Stop all the clocks, close the curtains, and mourn the ending of an era.
No, nobody has died, although that’s a subject that you know I have posted about before, and indeed has been a common theme in some of my writing. Those of you who have kindly downloaded and read “Off the Bench” will know that the afterlife is something which I write about, although often not in a maudlin way (I hope!).
Nevertheless, I am experiencing a strange sense of sadness, and at something which I thought would bring me immense joy…. I’m approaching the end of my first novel.
Relative Strangers, my urban vampire story masquerading as the story of a twenty something singleton has been with me for eighteen months. Our relationship has sometimes been rocky, and we’ve been on the occasional break, but I’ve never been able to shake it free. Despite spending time working on other projects, it’s always been “The One”.
We’re now approaching the end of our journey. Our first substantive edit was painful, then there were a few copy edits, which were even tougher, then the wonderful threesome with the BETA reader.

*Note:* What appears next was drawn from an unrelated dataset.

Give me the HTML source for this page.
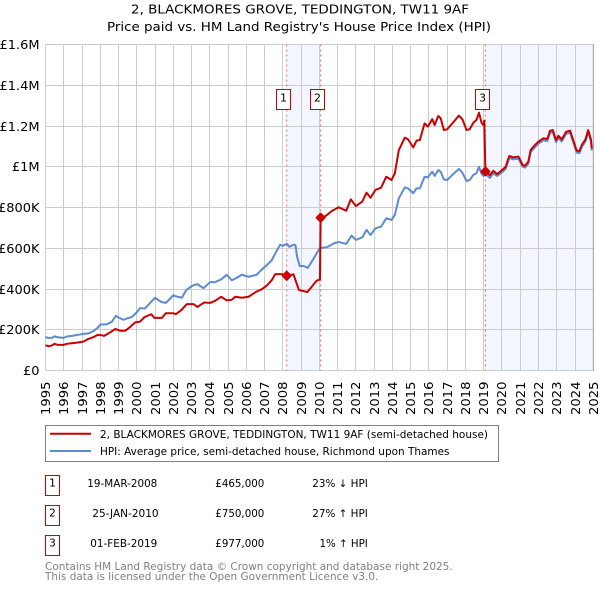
<!DOCTYPE html>
<html>
<head>
<meta charset="utf-8">
<title>2, BLACKMORES GROVE, TEDDINGTON, TW11 9AF</title>
<style>
html,body{margin:0;padding:0;background:#fff;}
body{width:600px;height:590px;overflow:hidden;}
svg{display:block;}
text{font-family:"DejaVu Sans","Liberation Sans",sans-serif;fill:#000;}
</style>
</head>
<body>
<svg id="chart" xmlns="http://www.w3.org/2000/svg" width="600" height="590" viewBox="0 0 600 590">
  <rect x="0" y="0" width="600" height="590" fill="#fff"/>
  <text x="131" y="13.5" font-size="12.5" textLength="338" lengthAdjust="spacingAndGlyphs">2, BLACKMORES GROVE, TEDDINGTON, TW11 9AF</text>
  <text x="107" y="31" font-size="12.5" textLength="384" lengthAdjust="spacingAndGlyphs">Price paid vs. HM Land Registry's House Price Index (HPI)</text>
  <g id="shade-layer"></g>
  <g id="grid-layer"></g>
  <g id="axis-layer"></g>
  <g id="series-layer"></g>
  <g id="annotation-layer"></g>

  <g>
    <rect x="45.5" y="425.5" width="453" height="36" fill="#fff" stroke="#808080" stroke-width="1"/>
    <line x1="50" x2="91" y1="433.7" y2="433.7" stroke="#cc0000" stroke-width="2"/>
    <text x="100" y="438" font-size="10.5" textLength="388" lengthAdjust="spacingAndGlyphs">2, BLACKMORES GROVE, TEDDINGTON, TW11 9AF (semi-detached house)</text>
    <line x1="50" x2="91" y1="451" y2="451" stroke="#5b8bd0" stroke-width="2"/>
    <text x="100" y="455" font-size="10.5" textLength="349.5" lengthAdjust="spacingAndGlyphs">HPI: Average price, semi-detached house, Richmond upon Thames</text>
  </g>

  <g font-size="10.5">
    <rect x="45.5" y="475.5" width="14" height="20" fill="#fff" stroke="#cc0000"/>
    <text x="52.5" y="486.5" text-anchor="middle">1</text>
    <text x="87.3" y="487" textLength="70" lengthAdjust="spacingAndGlyphs">19-MAR-2008</text>
    <text x="215.3" y="487" textLength="49" lengthAdjust="spacingAndGlyphs">£465,000</text>
    <text x="312.3" y="487" textLength="55.5" lengthAdjust="spacingAndGlyphs">23% ↓ HPI</text>

    <rect x="45.5" y="505.5" width="14" height="20" fill="#fff" stroke="#cc0000"/>
    <text x="52.5" y="516.5" text-anchor="middle">2</text>
    <text x="92.3" y="517" textLength="66.3" lengthAdjust="spacingAndGlyphs">25-JAN-2010</text>
    <text x="215.3" y="517" textLength="49" lengthAdjust="spacingAndGlyphs">£750,000</text>
    <text x="312.3" y="517" textLength="55.5" lengthAdjust="spacingAndGlyphs">27% ↑ HPI</text>

    <rect x="45.5" y="535.5" width="14" height="20" fill="#fff" stroke="#cc0000"/>
    <text x="52.5" y="546.5" text-anchor="middle">3</text>
    <text x="90.3" y="547" textLength="67" lengthAdjust="spacingAndGlyphs">01-FEB-2019</text>
    <text x="215.3" y="547" textLength="49" lengthAdjust="spacingAndGlyphs">£977,000</text>
    <text x="319.5" y="547" textLength="48.3" lengthAdjust="spacingAndGlyphs">1% ↑ HPI</text>
  </g>

  <text x="45" y="570" font-size="10.5" textLength="407.7" lengthAdjust="spacingAndGlyphs" style="fill:#808080">Contains HM Land Registry data © Crown copyright and database right 2025.</text>
  <text x="45" y="580" font-size="10.5" textLength="333.3" lengthAdjust="spacingAndGlyphs" style="fill:#808080">This data is licensed under the Open Government Licence v3.0.</text>
</svg>
<script>
const yearTicks = [1995,1996,1997,1998,1999,2000,2001,2002,2003,2004,2005,2006,2007,2008,2009,2010,2011,2012,2013,2014,2015,2016,2017,2018,2019,2020,2021,2022,2023,2024,2025];
const priceTicks = [0,200,400,600,800,1000,1200,1400,1600];
const priceTickLabels = ["£0","£200K","£400K","£600K","£800K","£1M","£1.2M","£1.4M","£1.6M"];

const hpiDates = [1995.00,1995.13,1995.35,1995.49,1995.66,1996.00,1996.17,1996.44,1996.72,1997.08,1997.35,1997.63,1997.85,1998.01,1998.36,1998.63,1998.85,1999.00,1999.27,1999.45,1999.73,1999.97,2000.18,2000.44,2000.82,2001.00,2001.33,2001.59,2002.01,2002.10,2002.47,2002.70,2003.05,2003.32,2003.65,2004.02,2004.29,2004.62,2004.93,2005.20,2005.42,2005.75,2006.12,2006.57,2006.85,2007.12,2007.39,2007.58,2007.85,2008.00,2008.22,2008.36,2008.58,2008.69,2008.78,2008.92,2009.14,2009.36,2009.60,2009.87,2010.02,2010.20,2010.42,2010.79,2011.06,2011.47,2011.76,2012.00,2012.35,2012.58,2012.80,2013.07,2013.38,2013.66,2013.95,2014.13,2014.35,2014.68,2014.85,2015.14,2015.32,2015.50,2015.76,2015.94,2016.18,2016.31,2016.51,2016.64,2016.82,2017.00,2017.28,2017.64,2017.83,2018.06,2018.23,2018.43,2018.60,2018.74,2018.88,2018.98,2019.10,2019.34,2019.52,2019.74,2020.07,2020.20,2020.40,2020.62,2020.90,2021.13,2021.26,2021.44,2021.57,2021.81,2021.99,2022.27,2022.48,2022.63,2022.78,2022.96,2023.09,2023.27,2023.51,2023.73,2023.90,2024.09,2024.24,2024.37,2024.57,2024.72,2024.87,2024.92];
const hpiValues = [165,160,160,168,163,160,167,170,174,180,182,194,209,226,227,239,268,260,249,255,263,283,306,304,340,357,337,332,370,365,357,394,417,424,404,434,434,447,470,443,452,470,460,470,496,517,541,574,617,612,622,607,617,615,558,513,513,503,537,578,600,603,605,624,631,621,662,641,654,690,665,698,706,747,739,763,845,899,894,870,894,894,951,948,976,955,984,976,938,935,960,989,971,930,935,960,968,1000,965,955,965,945,968,955,978,990,1043,1036,1040,1000,996,1015,1072,1097,1113,1130,1126,1167,1170,1121,1142,1124,1162,1167,1121,1069,1067,1097,1124,1170,1124,1080];

const paidDates = [1995.00,1995.16,1995.35,1995.49,1995.66,1996.00,1996.17,1996.44,1996.72,1997.08,1997.35,1997.63,1997.85,1998.09,1998.21,1998.54,1998.82,1999.09,1999.36,1999.64,1999.91,2000.18,2000.42,2000.79,2000.97,2001.37,2001.59,2002.01,2002.14,2002.47,2002.74,2003.10,2003.32,2003.69,2004.02,2004.29,2004.62,2004.93,2005.20,2005.39,2005.75,2006.12,2006.57,2006.85,2007.12,2007.39,2007.58,2007.94,2008.21,2008.58,2008.72,2008.88,2009.12,2009.34,2009.58,2009.85,2010.03,2010.07,2010.33,2010.70,2011.06,2011.47,2011.72,2012.00,2012.35,2012.58,2012.80,2013.07,2013.38,2013.66,2013.95,2014.13,2014.35,2014.68,2014.85,2015.14,2015.32,2015.50,2015.76,2015.94,2016.18,2016.31,2016.51,2016.64,2016.82,2017.00,2017.28,2017.64,2017.83,2018.06,2018.23,2018.43,2018.60,2018.74,2018.88,2018.98,2019.03,2019.09,2019.34,2019.52,2019.74,2020.07,2020.20,2020.40,2020.62,2020.90,2021.13,2021.26,2021.44,2021.57,2021.81,2021.99,2022.27,2022.48,2022.63,2022.78,2022.96,2023.09,2023.27,2023.51,2023.73,2023.90,2024.09,2024.24,2024.37,2024.57,2024.72,2024.87,2024.92];
const paidValues = [124,119,123,131,126,126,131,134,137,142,155,164,175,173,170,187,204,195,195,214,236,240,262,276,258,258,281,281,276,299,326,326,312,334,332,342,362,344,347,362,357,362,388,399,417,443,473,473,465,472,436,395,390,385,411,441,447,750,758,784,801,784,840,807,829,873,848,886,897,951,935,968,1082,1143,1135,1095,1128,1131,1213,1197,1234,1205,1249,1238,1180,1184,1213,1251,1233,1180,1184,1216,1230,1265,1216,1205,1226,977,959,980,964,989,1000,1053,1046,1050,1009,1005,1025,1082,1107,1123,1140,1136,1177,1180,1131,1152,1134,1172,1177,1131,1079,1077,1107,1134,1180,1134,1090];

const saleLabels = ["1","2","3"];
const saleDates = [2008.21,2010.07,2019.09];
const salePrices = [465,750,977];

const SVG_NS = "http://www.w3.org/2000/svg";
const plotLeft = 45.5, plotRight = 593.3, plotTop = 44.5, plotBottom = 370.5;
function xScale(year){ return plotLeft + (year - 1995) * (plotRight - plotLeft) / 30; }
function yScale(value){ return plotBottom - value * (plotBottom - plotTop) / 1600; }
function snap(v){ return Math.floor(v) + 0.5; }
function make(tag, attrs){
  const el = document.createElementNS(SVG_NS, tag);
  for (const k in attrs) el.setAttribute(k, attrs[k]);
  return el;
}
const shadeLayer = document.getElementById("shade-layer");
const gridLayer = document.getElementById("grid-layer");
const axisLayer = document.getElementById("axis-layer");
const seriesLayer = document.getElementById("series-layer");
const annotationLayer = document.getElementById("annotation-layer");

const shadeColor = "#f3f6fe";
const shade1 = make("rect", {x:xScale(saleDates[0]), y:plotTop, width:xScale(saleDates[1])-xScale(saleDates[0]), height:plotBottom-plotTop, fill:shadeColor});


shadeLayer.appendChild(shade1);
const shade2 = make("rect", {x:xScale(saleDates[2]), y:plotTop, width:plotRight-xScale(saleDates[2]), height:plotBottom-plotTop, fill:shadeColor});


shadeLayer.appendChild(shade2);

yearTicks.forEach(function(year){
  const x = snap(xScale(year));
  const line = make("line", {x1:x, x2:x, y1:plotTop, y2:plotBottom, stroke:"#cccccc", "stroke-width":1});
  
  
  gridLayer.appendChild(line);
  const t = make("text", {x:0, y:0, "font-size":12, "text-anchor":"end", textLength:33.5, lengthAdjust:"spacingAndGlyphs", transform:"translate(" + (x + 4.5) + " 381.5) rotate(-90)"});
  
  
  t.textContent = String(year);
  axisLayer.appendChild(t);
});
priceTicks.forEach(function(value, i){
  const y = snap(yScale(value));
  const line = make("line", {x1:plotLeft, x2:plotRight + 1, y1:y, y2:y, stroke:"#cccccc", "stroke-width":1});
  
  
  gridLayer.appendChild(line);
  const t = make("text", {x:0, y:0, "font-size":12, "text-anchor":"end", transform:"translate(39.5 " + (y + 4.5) + ") scale(1.08 1)"});
  
  
  t.textContent = priceTickLabels[i];
  axisLayer.appendChild(t);
});
const rightEdge = make("line", {x1:plotRight, x2:plotRight, y1:plotTop, y2:plotBottom, stroke:"#a8a8a8", "stroke-width":1});


gridLayer.appendChild(rightEdge);

saleDates.forEach(function(date){
  const x = xScale(date);
  const line = make("line", {x1:x, x2:x, y1:plotTop, y2:plotBottom, stroke:"#ff5f6d", "stroke-width":1, "stroke-dasharray":"2 3"});
  
  
  gridLayer.appendChild(line);
});

function pathFor(dates, values){
  return dates.map(function(d, i){
    return (i ? "L" : "M") + xScale(d).toFixed(2) + " " + yScale(values[i]).toFixed(2);
  }).join(" ");
}
const hpiLine = make("path", {d:pathFor(hpiDates, hpiValues), fill:"none", stroke:"#5b8bd0", "stroke-width":2, "stroke-linejoin":"round"});


seriesLayer.appendChild(hpiLine);
const paidLine = make("path", {d:pathFor(paidDates, paidValues), fill:"none", stroke:"#cc0000", "stroke-width":2, "stroke-linejoin":"round"});


seriesLayer.appendChild(paidLine);

saleDates.forEach(function(date, i){
  const cx = xScale(date), cy = yScale(salePrices[i]), h = 4;
  const m = make("polygon", {points:[cx-h,cy,cx,cy-h,cx+h,cy,cx,cy+h].join(","), fill:"#cc0000", stroke:"#cc0000", "stroke-width":2, "stroke-linejoin":"round"});
  
  
  seriesLayer.appendChild(m);
  const bx = Math.floor(cx - 10) + 0.5;
  const box = make("rect", {x:bx, y:89.5, width:14, height:20, fill:"#fff", stroke:"#cc0000", "stroke-width":1});
  
  
  annotationLayer.appendChild(box);
  const t = make("text", {x:bx + 7, y:101.5, "font-size":11, "text-anchor":"middle"});
  
  
  t.textContent = saleLabels[i];
  annotationLayer.appendChild(t);
});
</script>
</body>
</html>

Our relationship is reaching its natural climax – we need to fish or cut bait, commit or draw a line under it. In a matter of weeks, the manuscript will be complete and I need to decide what to do with it. It’s a scary prospect.
Hopefully I won’t be single for long; my promiscuity knows no bounds as I will soon move onto its sibling…. the next in the series. Of course, this doesn’t help in deciding what happens with the first book in the Relative Strangers series (seek representation, wait and self publish several books together?) but drafting the next book will be a welcome distraction.